• [Goal of the exercise]
Write out each line word for word. Drop pictures.

• [Data excerpt]
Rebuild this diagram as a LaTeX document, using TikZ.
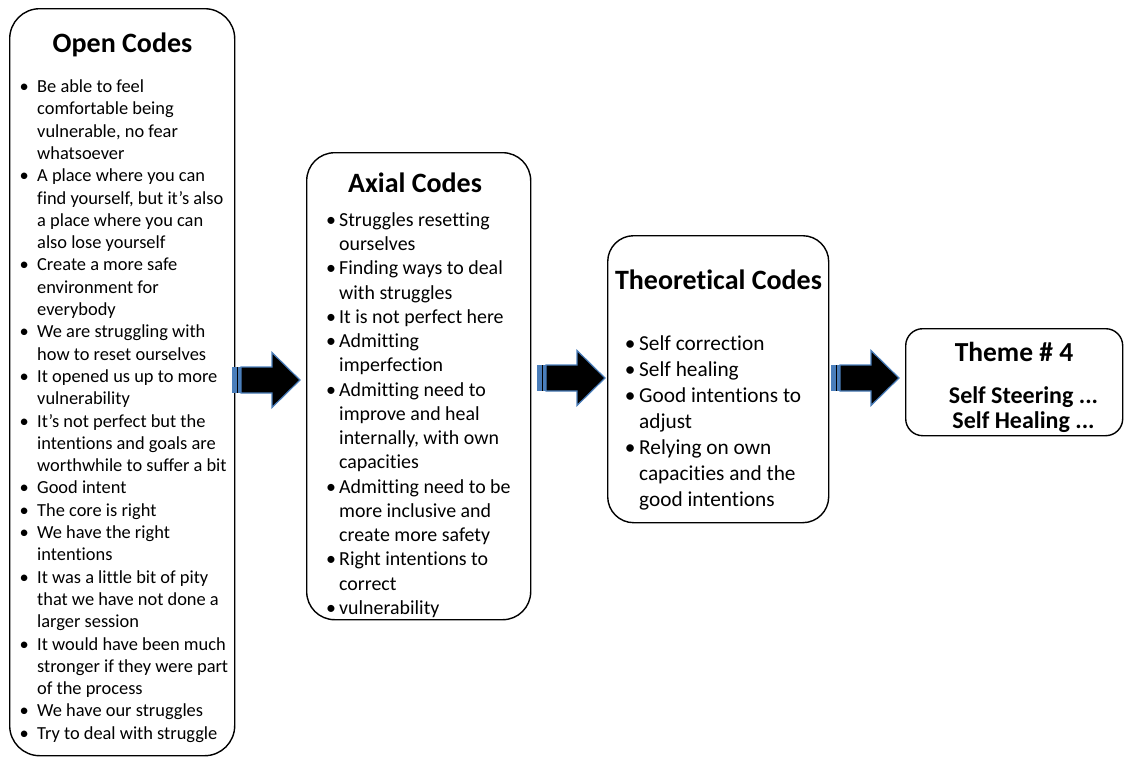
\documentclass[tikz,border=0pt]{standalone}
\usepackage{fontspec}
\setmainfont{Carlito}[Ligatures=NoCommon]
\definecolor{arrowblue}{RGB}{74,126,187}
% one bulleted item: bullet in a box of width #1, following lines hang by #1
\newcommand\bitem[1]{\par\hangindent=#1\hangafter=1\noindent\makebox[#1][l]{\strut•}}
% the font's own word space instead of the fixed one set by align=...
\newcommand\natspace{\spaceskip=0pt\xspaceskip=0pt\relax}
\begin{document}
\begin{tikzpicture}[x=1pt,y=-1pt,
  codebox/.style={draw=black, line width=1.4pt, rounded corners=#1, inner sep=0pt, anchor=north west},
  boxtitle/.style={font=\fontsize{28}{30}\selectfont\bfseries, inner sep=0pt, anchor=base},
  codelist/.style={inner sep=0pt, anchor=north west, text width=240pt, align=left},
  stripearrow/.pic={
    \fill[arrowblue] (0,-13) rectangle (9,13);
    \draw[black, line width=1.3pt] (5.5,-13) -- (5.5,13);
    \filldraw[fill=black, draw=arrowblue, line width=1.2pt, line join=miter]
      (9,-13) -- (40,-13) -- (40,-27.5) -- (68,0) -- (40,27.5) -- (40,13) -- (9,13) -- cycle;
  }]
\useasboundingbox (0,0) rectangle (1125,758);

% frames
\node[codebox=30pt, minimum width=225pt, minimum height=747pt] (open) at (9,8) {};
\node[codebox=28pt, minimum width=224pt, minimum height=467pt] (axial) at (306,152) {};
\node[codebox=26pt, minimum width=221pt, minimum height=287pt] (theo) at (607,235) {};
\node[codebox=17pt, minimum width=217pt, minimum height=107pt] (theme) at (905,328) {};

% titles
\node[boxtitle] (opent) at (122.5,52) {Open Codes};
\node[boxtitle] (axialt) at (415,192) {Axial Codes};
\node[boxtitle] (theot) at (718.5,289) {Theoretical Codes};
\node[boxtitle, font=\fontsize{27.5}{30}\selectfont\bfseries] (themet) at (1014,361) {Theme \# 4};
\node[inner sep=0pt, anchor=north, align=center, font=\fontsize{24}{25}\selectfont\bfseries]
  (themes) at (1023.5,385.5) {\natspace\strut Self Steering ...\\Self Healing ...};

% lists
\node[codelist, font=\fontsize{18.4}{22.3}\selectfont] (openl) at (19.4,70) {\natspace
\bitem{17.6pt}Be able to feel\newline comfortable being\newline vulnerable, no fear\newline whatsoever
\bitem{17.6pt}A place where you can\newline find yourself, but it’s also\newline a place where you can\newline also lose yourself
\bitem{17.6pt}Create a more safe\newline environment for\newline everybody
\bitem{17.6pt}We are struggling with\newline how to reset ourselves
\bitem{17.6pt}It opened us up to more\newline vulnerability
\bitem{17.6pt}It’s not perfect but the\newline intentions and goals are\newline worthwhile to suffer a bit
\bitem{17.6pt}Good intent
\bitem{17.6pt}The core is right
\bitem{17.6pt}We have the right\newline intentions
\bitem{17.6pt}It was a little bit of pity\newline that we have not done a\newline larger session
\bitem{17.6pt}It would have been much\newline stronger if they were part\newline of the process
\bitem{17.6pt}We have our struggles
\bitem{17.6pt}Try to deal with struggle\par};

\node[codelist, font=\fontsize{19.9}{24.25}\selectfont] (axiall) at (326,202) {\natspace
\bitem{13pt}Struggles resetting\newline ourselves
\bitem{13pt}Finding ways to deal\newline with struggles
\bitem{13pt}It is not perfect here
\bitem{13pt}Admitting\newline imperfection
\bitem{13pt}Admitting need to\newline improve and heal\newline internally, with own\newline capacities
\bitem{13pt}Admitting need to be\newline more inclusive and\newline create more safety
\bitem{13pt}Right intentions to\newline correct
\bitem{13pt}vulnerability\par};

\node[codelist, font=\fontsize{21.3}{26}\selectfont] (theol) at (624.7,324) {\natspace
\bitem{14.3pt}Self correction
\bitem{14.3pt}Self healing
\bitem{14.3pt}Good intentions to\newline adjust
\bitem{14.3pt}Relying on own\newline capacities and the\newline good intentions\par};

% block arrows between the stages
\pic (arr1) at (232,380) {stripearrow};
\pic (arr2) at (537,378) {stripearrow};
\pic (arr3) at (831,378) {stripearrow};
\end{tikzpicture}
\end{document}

• [Result below]
Rebuild this diagram as a LaTeX document, using TikZ.
\documentclass[tikz,border=0pt]{standalone}
\usepackage{fontspec}
\setmainfont{Carlito}[Ligatures=NoCommon]
\definecolor{arrowblue}{RGB}{74,126,187}
% one bulleted item: bullet in a box of width #1, following lines hang by #1
\newcommand\bitem[1]{\par\hangindent=#1\hangafter=1\noindent\makebox[#1][l]{\strut•}}
% the font's own word space instead of the fixed one set by align=...
\newcommand\natspace{\spaceskip=0pt\xspaceskip=0pt\relax}
\begin{document}
\begin{tikzpicture}[x=1pt,y=-1pt,
  codebox/.style={draw=black, line width=1.4pt, rounded corners=#1, inner sep=0pt, anchor=north west},
  boxtitle/.style={font=\fontsize{28}{30}\selectfont\bfseries, inner sep=0pt, anchor=base},
  codelist/.style={inner sep=0pt, anchor=north west, text width=240pt, align=left},
  stripearrow/.pic={
    \fill[arrowblue] (0,-13) rectangle (9,13);
    \draw[black, line width=1.3pt] (5.5,-13) -- (5.5,13);
    \filldraw[fill=black, draw=arrowblue, line width=1.2pt, line join=miter]
      (9,-13) -- (40,-13) -- (40,-27.5) -- (68,0) -- (40,27.5) -- (40,13) -- (9,13) -- cycle;
  }]
\useasboundingbox (0,0) rectangle (1125,758);

% frames
\node[codebox=30pt, minimum width=225pt, minimum height=747pt] (open) at (9,8) {};
\node[codebox=28pt, minimum width=224pt, minimum height=467pt] (axial) at (306,152) {};
\node[codebox=26pt, minimum width=221pt, minimum height=287pt] (theo) at (607,235) {};
\node[codebox=17pt, minimum width=217pt, minimum height=107pt] (theme) at (905,328) {};

% titles
\node[boxtitle] (opent) at (122.5,52) {Open Codes};
\node[boxtitle] (axialt) at (415,192) {Axial Codes};
\node[boxtitle] (theot) at (718.5,289) {Theoretical Codes};
\node[boxtitle, font=\fontsize{27.5}{30}\selectfont\bfseries] (themet) at (1014,361) {Theme \# 4};
\node[inner sep=0pt, anchor=north, align=center, font=\fontsize{24}{25}\selectfont\bfseries]
  (themes) at (1023.5,385.5) {\natspace\strut Self Steering ...\\Self Healing ...};

% lists
\node[codelist, font=\fontsize{18.4}{22.3}\selectfont] (openl) at (19.4,70) {\natspace
\bitem{17.6pt}Be able to feel\newline comfortable being\newline vulnerable, no fear\newline whatsoever
\bitem{17.6pt}A place where you can\newline find yourself, but it’s also\newline a place where you can\newline also lose yourself
\bitem{17.6pt}Create a more safe\newline environment for\newline everybody
\bitem{17.6pt}We are struggling with\newline how to reset ourselves
\bitem{17.6pt}It opened us up to more\newline vulnerability
\bitem{17.6pt}It’s not perfect but the\newline intentions and goals are\newline worthwhile to suffer a bit
\bitem{17.6pt}Good intent
\bitem{17.6pt}The core is right
\bitem{17.6pt}We have the right\newline intentions
\bitem{17.6pt}It was a little bit of pity\newline that we have not done a\newline larger session
\bitem{17.6pt}It would have been much\newline stronger if they were part\newline of the process
\bitem{17.6pt}We have our struggles
\bitem{17.6pt}Try to deal with struggle\par};

\node[codelist, font=\fontsize{19.9}{24.25}\selectfont] (axiall) at (326,202) {\natspace
\bitem{13pt}Struggles resetting\newline ourselves
\bitem{13pt}Finding ways to deal\newline with struggles
\bitem{13pt}It is not perfect here
\bitem{13pt}Admitting\newline imperfection
\bitem{13pt}Admitting need to\newline improve and heal\newline internally, with own\newline capacities
\bitem{13pt}Admitting need to be\newline more inclusive and\newline create more safety
\bitem{13pt}Right intentions to\newline correct
\bitem{13pt}vulnerability\par};

\node[codelist, font=\fontsize{21.3}{26}\selectfont] (theol) at (624.7,324) {\natspace
\bitem{14.3pt}Self correction
\bitem{14.3pt}Self healing
\bitem{14.3pt}Good intentions to\newline adjust
\bitem{14.3pt}Relying on own\newline capacities and the\newline good intentions\par};

% block arrows between the stages
\pic (arr1) at (232,380) {stripearrow};
\pic (arr2) at (537,378) {stripearrow};
\pic (arr3) at (831,378) {stripearrow};
\end{tikzpicture}
\end{document}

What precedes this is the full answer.